▸ **Task instructions**: Retype only what runs from the beginning of the data through the line with "0.101, 0.582, 0.100, 0.583, 0.126]"; please omit the pictures and keep every line exact.

▸ **Source excerpt**:
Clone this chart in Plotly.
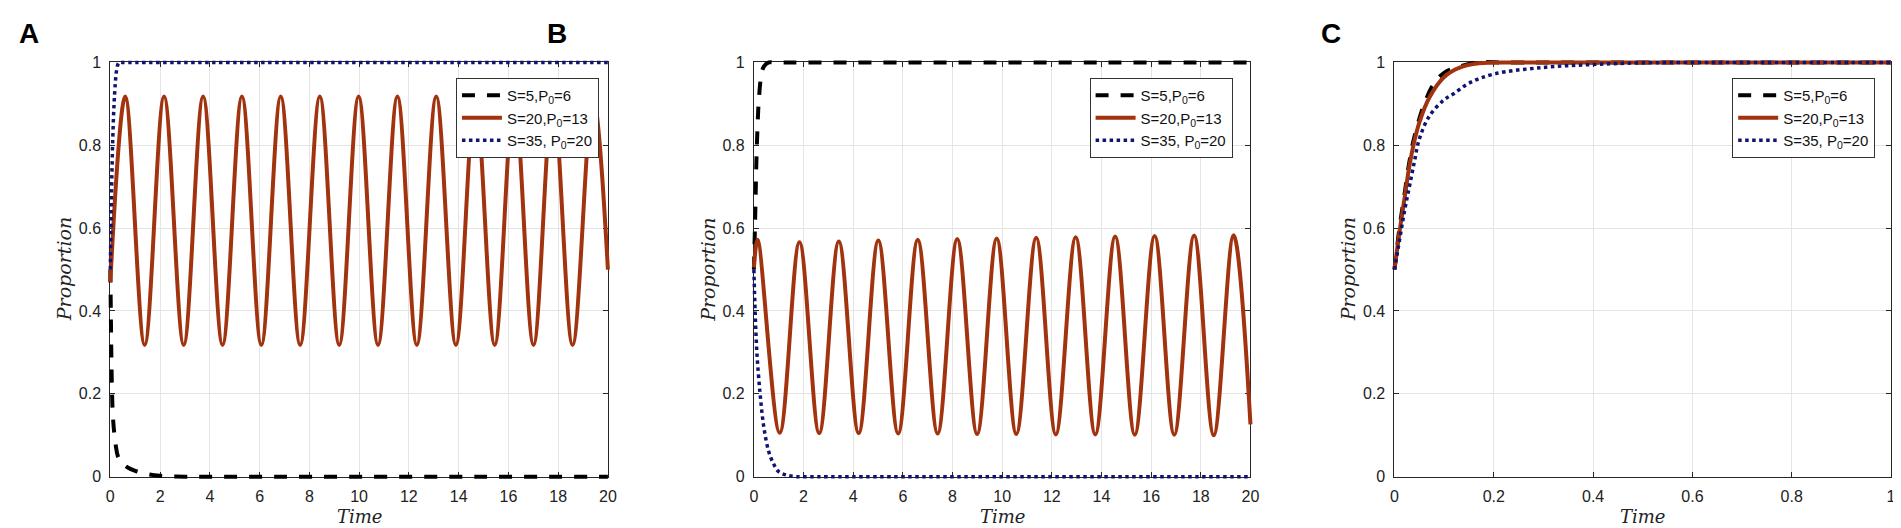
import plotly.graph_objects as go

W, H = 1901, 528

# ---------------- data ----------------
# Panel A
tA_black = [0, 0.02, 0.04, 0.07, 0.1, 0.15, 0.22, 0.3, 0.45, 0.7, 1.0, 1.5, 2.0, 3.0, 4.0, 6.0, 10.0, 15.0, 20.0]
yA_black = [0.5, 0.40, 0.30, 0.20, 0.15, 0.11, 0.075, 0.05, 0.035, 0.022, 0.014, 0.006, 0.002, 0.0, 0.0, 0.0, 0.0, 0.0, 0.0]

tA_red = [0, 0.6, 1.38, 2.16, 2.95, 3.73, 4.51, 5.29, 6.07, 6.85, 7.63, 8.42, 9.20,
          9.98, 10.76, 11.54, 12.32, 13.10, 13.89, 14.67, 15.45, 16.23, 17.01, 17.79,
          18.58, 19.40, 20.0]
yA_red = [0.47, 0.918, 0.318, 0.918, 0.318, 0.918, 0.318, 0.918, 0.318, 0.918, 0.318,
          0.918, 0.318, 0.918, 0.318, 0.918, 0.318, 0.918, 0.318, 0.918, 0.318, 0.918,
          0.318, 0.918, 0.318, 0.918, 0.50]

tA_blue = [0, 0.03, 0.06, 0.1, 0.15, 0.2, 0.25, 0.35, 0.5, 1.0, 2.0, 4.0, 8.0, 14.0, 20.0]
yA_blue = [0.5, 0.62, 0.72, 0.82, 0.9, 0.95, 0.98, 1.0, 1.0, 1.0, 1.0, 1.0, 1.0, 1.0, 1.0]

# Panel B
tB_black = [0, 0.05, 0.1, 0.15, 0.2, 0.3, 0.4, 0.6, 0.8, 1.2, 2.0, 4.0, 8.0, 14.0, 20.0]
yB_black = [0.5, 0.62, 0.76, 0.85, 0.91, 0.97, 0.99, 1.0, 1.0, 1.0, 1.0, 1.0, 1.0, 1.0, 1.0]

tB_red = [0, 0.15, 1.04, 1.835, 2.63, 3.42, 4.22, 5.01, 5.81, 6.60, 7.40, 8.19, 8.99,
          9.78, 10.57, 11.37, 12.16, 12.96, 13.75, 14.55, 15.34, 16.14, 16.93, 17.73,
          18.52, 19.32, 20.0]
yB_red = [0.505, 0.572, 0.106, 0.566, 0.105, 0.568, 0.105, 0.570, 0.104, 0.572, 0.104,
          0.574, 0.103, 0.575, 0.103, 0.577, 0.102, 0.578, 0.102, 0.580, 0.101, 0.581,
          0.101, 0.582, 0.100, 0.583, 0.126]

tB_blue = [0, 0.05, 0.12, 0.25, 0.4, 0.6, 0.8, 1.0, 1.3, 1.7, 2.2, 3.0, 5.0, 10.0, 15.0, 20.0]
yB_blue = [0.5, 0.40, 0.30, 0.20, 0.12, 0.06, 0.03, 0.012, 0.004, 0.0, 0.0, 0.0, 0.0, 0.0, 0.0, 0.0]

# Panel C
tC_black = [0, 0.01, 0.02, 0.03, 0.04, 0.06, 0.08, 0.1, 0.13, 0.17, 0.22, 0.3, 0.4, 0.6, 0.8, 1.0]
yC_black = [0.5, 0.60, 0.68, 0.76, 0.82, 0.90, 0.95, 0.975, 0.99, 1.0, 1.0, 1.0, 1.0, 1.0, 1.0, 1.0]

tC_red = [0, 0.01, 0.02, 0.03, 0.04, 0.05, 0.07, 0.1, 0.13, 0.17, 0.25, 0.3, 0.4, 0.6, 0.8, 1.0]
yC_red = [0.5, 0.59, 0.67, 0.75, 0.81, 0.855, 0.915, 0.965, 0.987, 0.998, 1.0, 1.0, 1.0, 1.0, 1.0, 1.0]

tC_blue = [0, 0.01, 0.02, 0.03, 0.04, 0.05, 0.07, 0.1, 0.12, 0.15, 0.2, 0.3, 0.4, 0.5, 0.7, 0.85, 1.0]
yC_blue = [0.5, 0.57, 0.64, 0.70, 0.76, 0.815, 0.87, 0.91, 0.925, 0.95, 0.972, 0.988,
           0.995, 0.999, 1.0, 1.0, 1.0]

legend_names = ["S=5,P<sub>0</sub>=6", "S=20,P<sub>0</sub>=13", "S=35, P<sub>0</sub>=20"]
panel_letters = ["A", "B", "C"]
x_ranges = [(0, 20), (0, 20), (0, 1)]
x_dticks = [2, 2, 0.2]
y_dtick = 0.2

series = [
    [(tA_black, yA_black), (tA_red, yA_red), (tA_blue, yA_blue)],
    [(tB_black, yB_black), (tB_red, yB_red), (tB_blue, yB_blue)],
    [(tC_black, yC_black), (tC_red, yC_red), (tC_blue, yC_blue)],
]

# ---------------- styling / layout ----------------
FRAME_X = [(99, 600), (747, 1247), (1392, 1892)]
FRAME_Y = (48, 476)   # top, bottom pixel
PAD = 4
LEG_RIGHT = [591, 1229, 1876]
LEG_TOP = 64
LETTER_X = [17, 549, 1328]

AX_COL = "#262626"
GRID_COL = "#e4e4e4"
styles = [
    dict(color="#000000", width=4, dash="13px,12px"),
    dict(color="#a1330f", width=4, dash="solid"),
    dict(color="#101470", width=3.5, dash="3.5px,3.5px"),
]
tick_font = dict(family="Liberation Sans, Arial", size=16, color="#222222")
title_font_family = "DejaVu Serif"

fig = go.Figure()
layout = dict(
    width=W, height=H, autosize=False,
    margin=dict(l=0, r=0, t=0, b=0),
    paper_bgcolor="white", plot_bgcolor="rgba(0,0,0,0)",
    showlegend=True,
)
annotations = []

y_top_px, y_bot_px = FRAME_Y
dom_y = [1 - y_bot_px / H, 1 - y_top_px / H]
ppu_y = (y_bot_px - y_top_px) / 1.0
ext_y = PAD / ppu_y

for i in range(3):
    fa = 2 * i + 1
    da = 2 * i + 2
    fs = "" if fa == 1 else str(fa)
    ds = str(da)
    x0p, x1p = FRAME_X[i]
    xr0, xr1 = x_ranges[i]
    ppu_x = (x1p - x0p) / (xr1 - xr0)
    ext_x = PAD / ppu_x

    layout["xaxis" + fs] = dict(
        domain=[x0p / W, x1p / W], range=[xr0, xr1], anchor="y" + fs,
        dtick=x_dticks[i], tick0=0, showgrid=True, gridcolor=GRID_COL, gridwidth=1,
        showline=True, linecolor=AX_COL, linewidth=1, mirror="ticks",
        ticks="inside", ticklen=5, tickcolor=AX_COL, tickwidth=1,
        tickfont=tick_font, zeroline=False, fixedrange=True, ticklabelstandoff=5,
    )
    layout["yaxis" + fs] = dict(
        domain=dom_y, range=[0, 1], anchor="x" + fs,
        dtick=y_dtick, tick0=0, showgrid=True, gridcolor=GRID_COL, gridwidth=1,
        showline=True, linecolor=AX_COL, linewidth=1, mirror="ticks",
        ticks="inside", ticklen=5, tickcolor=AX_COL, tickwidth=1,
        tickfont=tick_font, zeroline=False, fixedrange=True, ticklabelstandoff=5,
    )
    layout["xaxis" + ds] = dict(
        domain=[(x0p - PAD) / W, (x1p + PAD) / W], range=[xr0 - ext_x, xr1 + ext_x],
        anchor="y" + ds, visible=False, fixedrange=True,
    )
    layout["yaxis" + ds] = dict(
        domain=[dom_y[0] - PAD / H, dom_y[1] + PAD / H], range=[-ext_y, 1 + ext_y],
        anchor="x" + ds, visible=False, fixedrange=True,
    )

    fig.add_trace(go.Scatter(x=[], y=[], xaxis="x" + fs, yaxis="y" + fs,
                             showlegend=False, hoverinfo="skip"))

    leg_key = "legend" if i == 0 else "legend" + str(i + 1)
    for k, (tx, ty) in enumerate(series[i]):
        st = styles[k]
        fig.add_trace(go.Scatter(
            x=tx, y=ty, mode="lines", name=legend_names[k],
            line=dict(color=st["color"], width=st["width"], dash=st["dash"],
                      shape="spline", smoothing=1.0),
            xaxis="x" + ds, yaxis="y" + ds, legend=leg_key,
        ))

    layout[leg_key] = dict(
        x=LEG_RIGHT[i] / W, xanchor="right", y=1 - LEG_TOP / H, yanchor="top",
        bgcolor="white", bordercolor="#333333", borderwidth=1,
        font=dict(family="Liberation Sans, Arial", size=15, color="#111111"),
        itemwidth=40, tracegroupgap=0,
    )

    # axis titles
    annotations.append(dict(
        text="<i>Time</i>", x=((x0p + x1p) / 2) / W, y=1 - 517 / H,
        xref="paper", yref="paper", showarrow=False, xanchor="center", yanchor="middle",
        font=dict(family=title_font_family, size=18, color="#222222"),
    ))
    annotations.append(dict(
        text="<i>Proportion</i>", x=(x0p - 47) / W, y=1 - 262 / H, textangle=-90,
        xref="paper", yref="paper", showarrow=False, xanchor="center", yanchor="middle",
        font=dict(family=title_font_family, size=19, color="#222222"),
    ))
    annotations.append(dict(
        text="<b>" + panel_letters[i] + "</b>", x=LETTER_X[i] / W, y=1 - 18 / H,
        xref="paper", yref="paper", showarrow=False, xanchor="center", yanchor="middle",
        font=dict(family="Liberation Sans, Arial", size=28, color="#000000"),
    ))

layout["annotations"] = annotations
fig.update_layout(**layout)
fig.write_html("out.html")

▸ **Answer to this task**:
Clone this chart in Plotly.
import plotly.graph_objects as go

W, H = 1901, 528

# ---------------- data ----------------
# Panel A
tA_black = [0, 0.02, 0.04, 0.07, 0.1, 0.15, 0.22, 0.3, 0.45, 0.7, 1.0, 1.5, 2.0, 3.0, 4.0, 6.0, 10.0, 15.0, 20.0]
yA_black = [0.5, 0.40, 0.30, 0.20, 0.15, 0.11, 0.075, 0.05, 0.035, 0.022, 0.014, 0.006, 0.002, 0.0, 0.0, 0.0, 0.0, 0.0, 0.0]

tA_red = [0, 0.6, 1.38, 2.16, 2.95, 3.73, 4.51, 5.29, 6.07, 6.85, 7.63, 8.42, 9.20,
          9.98, 10.76, 11.54, 12.32, 13.10, 13.89, 14.67, 15.45, 16.23, 17.01, 17.79,
          18.58, 19.40, 20.0]
yA_red = [0.47, 0.918, 0.318, 0.918, 0.318, 0.918, 0.318, 0.918, 0.318, 0.918, 0.318,
          0.918, 0.318, 0.918, 0.318, 0.918, 0.318, 0.918, 0.318, 0.918, 0.318, 0.918,
          0.318, 0.918, 0.318, 0.918, 0.50]

tA_blue = [0, 0.03, 0.06, 0.1, 0.15, 0.2, 0.25, 0.35, 0.5, 1.0, 2.0, 4.0, 8.0, 14.0, 20.0]
yA_blue = [0.5, 0.62, 0.72, 0.82, 0.9, 0.95, 0.98, 1.0, 1.0, 1.0, 1.0, 1.0, 1.0, 1.0, 1.0]

# Panel B
tB_black = [0, 0.05, 0.1, 0.15, 0.2, 0.3, 0.4, 0.6, 0.8, 1.2, 2.0, 4.0, 8.0, 14.0, 20.0]
yB_black = [0.5, 0.62, 0.76, 0.85, 0.91, 0.97, 0.99, 1.0, 1.0, 1.0, 1.0, 1.0, 1.0, 1.0, 1.0]

tB_red = [0, 0.15, 1.04, 1.835, 2.63, 3.42, 4.22, 5.01, 5.81, 6.60, 7.40, 8.19, 8.99,
          9.78, 10.57, 11.37, 12.16, 12.96, 13.75, 14.55, 15.34, 16.14, 16.93, 17.73,
          18.52, 19.32, 20.0]
yB_red = [0.505, 0.572, 0.106, 0.566, 0.105, 0.568, 0.105, 0.570, 0.104, 0.572, 0.104,
          0.574, 0.103, 0.575, 0.103, 0.577, 0.102, 0.578, 0.102, 0.580, 0.101, 0.581,
          0.101, 0.582, 0.100, 0.583, 0.126]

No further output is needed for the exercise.